Worse Than a Nightmare

There I was, innocently scrolling through my dimly lit phone, trying to pass the time during my now routine 1am insomnia episode while being as considerate as possible to my snoring beauty of a husband, when I felt a shift in my hair. Always paranoid when it comes to bugs residing in my hair (for good reason according to my unfortunate record), a brief tinge of panic rushed through my veins, but I kept calm, assuring myself it was just a strand of hair sliding down the pillow, rationalizing it's movement by the fan catching it for some strange reason. 
Then I felt the shift again. Okay, that was weird. Don't freak out. Don't freak out. 
The following seconds would be a blur of chaos as the over-sized lunatic moth (I had no idea what it was at the time) got a wild hair up it's butt and darted for my phone. I screeched a little and jumped up in bed faster than a wild monkey in a banana fight (except I went the opposing direction of the moth, unlike I would assume the monkey might do if it was fighting over a banana). This reaction would no doubt awake the slumbering husband, who of course, thought I had lost my mind. 
"There was a bug! A big crazy bug! In my hair! It landed on me and flew over my phone! I swear!"
.........Nothing? No response? 
Only confused and skeptical stares were being transmitted from the husband.
(source)
I turned the lamp on. No movement. No evidence. No bug. Geez, I'm looking pretty irrational right now.
"I'm positive there was a bug," I tried to convince him as I attempted half-heartily to settle back down. And just as my head was about 2 inches from the pillow, "I just can't find....." before I could finish, the spastic direction-ally challenged bug hit me in the face!
This time there wasn't a screech; it was a full blown scream. I'd had enough. I was thrashing the covers, darting around as best I could, determined to find and destroy this demon haunting my bed.
Patrick continued to stare in disbelief, glassy-eyed and blank-faced. "Are you okay? I didn't see anything. I don't have my glasses on."
"You didn't see that?!?! IT WAS THERE ON MY PILLOW, blending in with the brown, AND FLEW AT MY FACE! I SWEAR!"

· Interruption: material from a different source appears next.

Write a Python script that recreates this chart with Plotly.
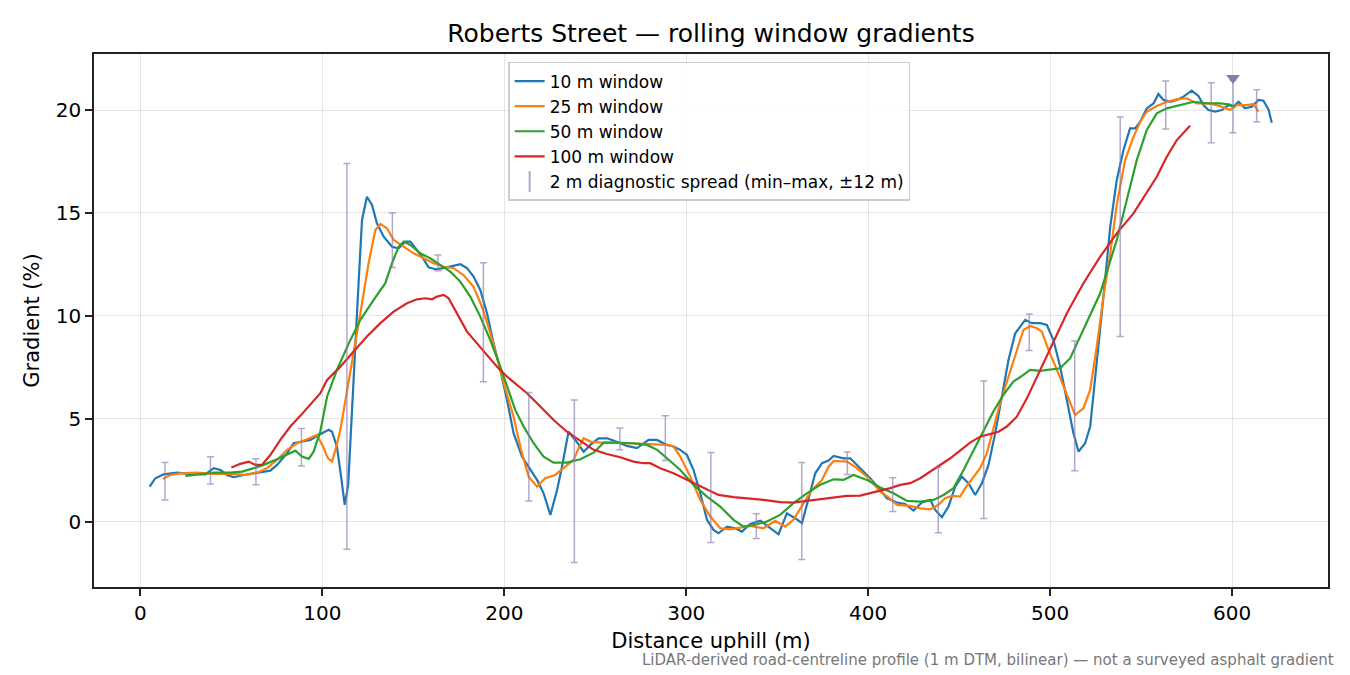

After a few minutes of searching, I found the pesky critter lurking beside the night stand, where my hero in boxer briefs was quickly directed to immediately find and flush this new enemy. Alas, I was rescued, but unfortunately not before a good dose of adrenaline had been released into my system, resulting in even worse insomnia than normal.
(source)
This incident may have been nothing in the grand scheme of things, especially compared to the time a gigantic roach was in my hair and I stood on the table while Patrick took everything out from under the bed to murder the invader, or that other time I jumped in the car after watering the flowers, looked in the mirror and found a wolf spider lurking in my locks, my dramatic reaction almost causing us to have a wreck, but it was enough to keep me wide awake for another 2 hours!!!
Bugs + Bed = Definitely worse than a nightmare.